- **Provided data**
▬▬▬▬▬▬

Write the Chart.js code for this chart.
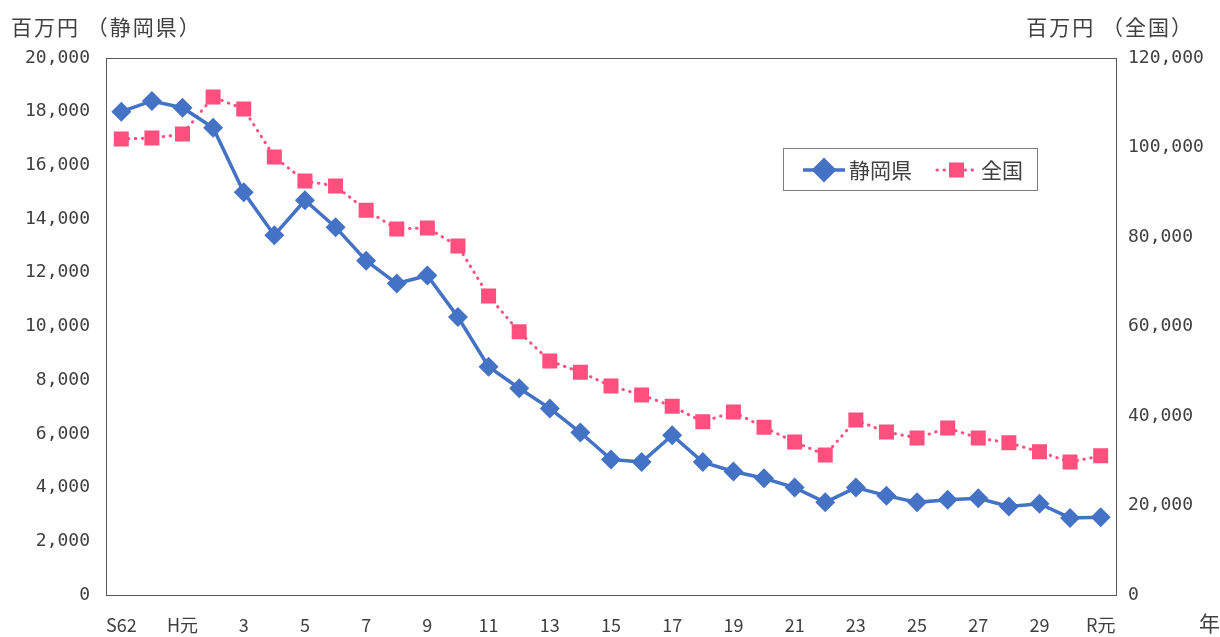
<!DOCTYPE html>
<html><head><meta charset="utf-8">
<script src="https://cdn.jsdelivr.net/npm/chart.js@4/dist/chart.umd.min.js"></script>
<style>html,body{margin:0;padding:0;background:#fff;}#wrap{width:1220px;height:637px;position:relative;}</style>
</head><body><div id="wrap"><canvas id="c" width="1220" height="637"></canvas></div>
<script>
const categories = ['S62','S63','H元','2','3','4','5','6','7','8','9','10','11','12','13','14','15','16','17','18','19','20','21','22','23','24','25','26','27','28','29','30','R元'];
const shizuoka = [18000,18400,18150,17400,15000,13400,14700,13700,12450,11600,11900,10350,8500,7700,6950,6050,5050,4950,5950,4950,4600,4350,4000,3450,4000,3700,3450,3550,3600,3300,3400,2870,2900];
const zenkoku = [101900,102100,103000,111300,108600,97900,92500,91400,86000,81800,82000,78000,66800,58800,52300,49800,46700,44700,42200,38700,40900,37500,34200,31300,39100,36400,35100,37300,35100,34000,32000,29700,31100];
const seriesNames = ['静岡県','全国'];
const leftTitle = '百万円 （静岡県）';
const rightTitle = '百万円 （全国）';
const xTitle = '年';

const BLUE = '#4472C4', PINK = '#FF4F7F', TXT = '#404040';
const CJK = '"Noto Sans CJK JP", "Noto Sans", sans-serif';
const NUM = '"DejaVu Sans Mono", monospace';

const decor = {
  id: 'decor',
  afterDraw(chart) {
    const {ctx, chartArea: a} = chart;
    ctx.save();
    ctx.strokeStyle = '#595959';
    ctx.lineWidth = 1;
    ctx.strokeRect(Math.round(a.left)+0.5, Math.round(a.top)+0.5, Math.round(a.right-a.left), Math.round(a.bottom-a.top));
    ctx.fillStyle = TXT;
    ctx.font = '21px ' + CJK;
    ctx.textBaseline = 'middle';
    ctx.letterSpacing = '2px';
    ctx.textAlign = 'left';
    ctx.fillText(leftTitle, 11, 27);
    ctx.textAlign = 'right';
    ctx.fillText(rightTitle, 1194, 27);
    ctx.textAlign = 'left';
    ctx.letterSpacing = '0px';
    ctx.fillText(xTitle, 1199, 623);
    // legend
    const lx = 783, ly = 148, lw = 254, lh = 42;
    ctx.fillStyle = '#fff';
    ctx.fillRect(lx, ly, lw, lh);
    ctx.strokeStyle = '#7f7f7f';
    ctx.strokeRect(lx+0.5, ly+0.5, lw, lh);
    const cy = ly + lh/2 + 1;
    const ds = chart.data.datasets;
    ctx.strokeStyle = ds[0].borderColor; ctx.lineWidth = 3.5; ctx.setLineDash([]);
    ctx.beginPath(); ctx.moveTo(803, cy); ctx.lineTo(845, cy); ctx.stroke();
    Chart.helpers.drawPoint(ctx, {pointStyle: ds[0].pointStyle, radius: 10, borderWidth: 1}, 824, cy);
    ctx.fillStyle = ds[0].pointBackgroundColor;
    ctx.fill();
    ctx.strokeStyle = ds[1].borderColor; ctx.lineWidth = 3; ctx.lineCap = 'round'; ctx.setLineDash([0.5, 6.5]);
    ctx.beginPath(); ctx.moveTo(937, cy); ctx.lineTo(976, cy); ctx.stroke();
    ctx.setLineDash([]);
    ctx.fillStyle = ds[1].pointBackgroundColor;
    ctx.fillRect(949, cy-7.5, 15, 15);
    ctx.fillStyle = TXT;
    ctx.font = '21px ' + CJK;
    ctx.textAlign = 'left';
    ctx.fillText(seriesNames[0], 849, cy);
    ctx.fillText(seriesNames[1], 981, cy);
    ctx.restore();
  }
};

new Chart(document.getElementById('c'), {
  type: 'line',
  data: {
    labels: categories,
    datasets: [
      {label: seriesNames[0], data: shizuoka, yAxisID: 'y', borderColor: BLUE, backgroundColor: BLUE,
       pointBackgroundColor: BLUE, pointBorderColor: BLUE, borderWidth: 3.5, pointStyle: 'rectRot', pointRadius: 10, pointBorderWidth: 0, tension: 0, order: 1},
      {label: seriesNames[1], data: zenkoku, yAxisID: 'y2', borderColor: PINK, backgroundColor: PINK,
       pointBackgroundColor: PINK, pointBorderColor: PINK, borderWidth: 3, borderDash: [0.5, 6.5], borderCapStyle: 'round',
       pointStyle: 'rect', pointRadius: 10.6, pointBorderWidth: 0, tension: 0, order: 2}
    ]
  },
  options: {
    responsive: false, animation: false, devicePixelRatio: 1,
    layout: {padding: {left: 0, right: 0, top: 58, bottom: 0}},
    plugins: {legend: {display: false}, tooltip: {enabled: false}},
    scales: {
      x: {
        offset: true,
        grid: {display: false, drawTicks: false}, border: {display: false},
        ticks: {autoSkip: false, maxRotation: 0, minRotation: 0, color: TXT, font: {family: CJK, size: 18}, padding: 19,
          callback: function(v, i) { return i % 2 === 0 ? categories[i] : ''; }},
        afterFit(s) { s.height = 42; }
      },
      y: {
        position: 'left', min: 0, max: 20000,
        grid: {display: false, drawTicks: false}, border: {display: false},
        ticks: {stepSize: 2000, color: TXT, font: {family: NUM, size: 18}, padding: 16,
          callback: v => v.toLocaleString('en-US')},
        afterFit(s) { s.width = 106; }
      },
      y2: {
        position: 'right', min: 0, max: 120000,
        grid: {display: false, drawTicks: false}, border: {display: false},
        ticks: {stepSize: 20000, color: TXT, font: {family: NUM, size: 18}, padding: 12,
          callback: v => v.toLocaleString('en-US')},
        afterFit(s) { s.width = 104; }
      }
    }
  },
  plugins: [decor]
});
</script></body></html>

▬▬▬▬▬▬

- **Directions**
Return the listing above in full and without alteration, excluding its pictures.

- **Output of the task**
Write the Chart.js code for this chart.
<!DOCTYPE html>
<html><head><meta charset="utf-8">
<script src="https://cdn.jsdelivr.net/npm/chart.js@4/dist/chart.umd.min.js"></script>
<style>html,body{margin:0;padding:0;background:#fff;}#wrap{width:1220px;height:637px;position:relative;}</style>
</head><body><div id="wrap"><canvas id="c" width="1220" height="637"></canvas></div>
<script>
const categories = ['S62','S63','H元','2','3','4','5','6','7','8','9','10','11','12','13','14','15','16','17','18','19','20','21','22','23','24','25','26','27','28','29','30','R元'];
const shizuoka = [18000,18400,18150,17400,15000,13400,14700,13700,12450,11600,11900,10350,8500,7700,6950,6050,5050,4950,5950,4950,4600,4350,4000,3450,4000,3700,3450,3550,3600,3300,3400,2870,2900];
const zenkoku = [101900,102100,103000,111300,108600,97900,92500,91400,86000,81800,82000,78000,66800,58800,52300,49800,46700,44700,42200,38700,40900,37500,34200,31300,39100,36400,35100,37300,35100,34000,32000,29700,31100];
const seriesNames = ['静岡県','全国'];
const leftTitle = '百万円 （静岡県）';
const rightTitle = '百万円 （全国）';
const xTitle = '年';

const BLUE = '#4472C4', PINK = '#FF4F7F', TXT = '#404040';
const CJK = '"Noto Sans CJK JP", "Noto Sans", sans-serif';
const NUM = '"DejaVu Sans Mono", monospace';

const decor = {
  id: 'decor',
  afterDraw(chart) {
    const {ctx, chartArea: a} = chart;
    ctx.save();
    ctx.strokeStyle = '#595959';
    ctx.lineWidth = 1;
    ctx.strokeRect(Math.round(a.left)+0.5, Math.round(a.top)+0.5, Math.round(a.right-a.left), Math.round(a.bottom-a.top));
    ctx.fillStyle = TXT;
    ctx.font = '21px ' + CJK;
    ctx.textBaseline = 'middle';
    ctx.letterSpacing = '2px';
    ctx.textAlign = 'left';
    ctx.fillText(leftTitle, 11, 27);
    ctx.textAlign = 'right';
    ctx.fillText(rightTitle, 1194, 27);
    ctx.textAlign = 'left';
    ctx.letterSpacing = '0px';
    ctx.fillText(xTitle, 1199, 623);
    // legend
    const lx = 783, ly = 148, lw = 254, lh = 42;
    ctx.fillStyle = '#fff';
    ctx.fillRect(lx, ly, lw, lh);
    ctx.strokeStyle = '#7f7f7f';
    ctx.strokeRect(lx+0.5, ly+0.5, lw, lh);
    const cy = ly + lh/2 + 1;
    const ds = chart.data.datasets;
    ctx.strokeStyle = ds[0].borderColor; ctx.lineWidth = 3.5; ctx.setLineDash([]);
    ctx.beginPath(); ctx.moveTo(803, cy); ctx.lineTo(845, cy); ctx.stroke();
    Chart.helpers.drawPoint(ctx, {pointStyle: ds[0].pointStyle, radius: 10, borderWidth: 1}, 824, cy);
    ctx.fillStyle = ds[0].pointBackgroundColor;
    ctx.fill();
    ctx.strokeStyle = ds[1].borderColor; ctx.lineWidth = 3; ctx.lineCap = 'round'; ctx.setLineDash([0.5, 6.5]);
    ctx.beginPath(); ctx.moveTo(937, cy); ctx.lineTo(976, cy); ctx.stroke();
    ctx.setLineDash([]);
    ctx.fillStyle = ds[1].pointBackgroundColor;
    ctx.fillRect(949, cy-7.5, 15, 15);
    ctx.fillStyle = TXT;
    ctx.font = '21px ' + CJK;
    ctx.textAlign = 'left';
    ctx.fillText(seriesNames[0], 849, cy);
    ctx.fillText(seriesNames[1], 981, cy);
    ctx.restore();
  }
};

new Chart(document.getElementById('c'), {
  type: 'line',
  data: {
    labels: categories,
    datasets: [
      {label: seriesNames[0], data: shizuoka, yAxisID: 'y', borderColor: BLUE, backgroundColor: BLUE,
       pointBackgroundColor: BLUE, pointBorderColor: BLUE, borderWidth: 3.5, pointStyle: 'rectRot', pointRadius: 10, pointBorderWidth: 0, tension: 0, order: 1},
      {label: seriesNames[1], data: zenkoku, yAxisID: 'y2', borderColor: PINK, backgroundColor: PINK,
       pointBackgroundColor: PINK, pointBorderColor: PINK, borderWidth: 3, borderDash: [0.5, 6.5], borderCapStyle: 'round',
       pointStyle: 'rect', pointRadius: 10.6, pointBorderWidth: 0, tension: 0, order: 2}
    ]
  },
  options: {
    responsive: false, animation: false, devicePixelRatio: 1,
    layout: {padding: {left: 0, right: 0, top: 58, bottom: 0}},
    plugins: {legend: {display: false}, tooltip: {enabled: false}},
    scales: {
      x: {
        offset: true,
        grid: {display: false, drawTicks: false}, border: {display: false},
        ticks: {autoSkip: false, maxRotation: 0, minRotation: 0, color: TXT, font: {family: CJK, size: 18}, padding: 19,
          callback: function(v, i) { return i % 2 === 0 ? categories[i] : ''; }},
        afterFit(s) { s.height = 42; }
      },
      y: {
        position: 'left', min: 0, max: 20000,
        grid: {display: false, drawTicks: false}, border: {display: false},
        ticks: {stepSize: 2000, color: TXT, font: {family: NUM, size: 18}, padding: 16,
          callback: v => v.toLocaleString('en-US')},
        afterFit(s) { s.width = 106; }
      },
      y2: {
        position: 'right', min: 0, max: 120000,
        grid: {display: false, drawTicks: false}, border: {display: false},
        ticks: {stepSize: 20000, color: TXT, font: {family: NUM, size: 18}, padding: 12,
          callback: v => v.toLocaleString('en-US')},
        afterFit(s) { s.width = 104; }
      }
    }
  },
  plugins: [decor]
});
</script></body></html>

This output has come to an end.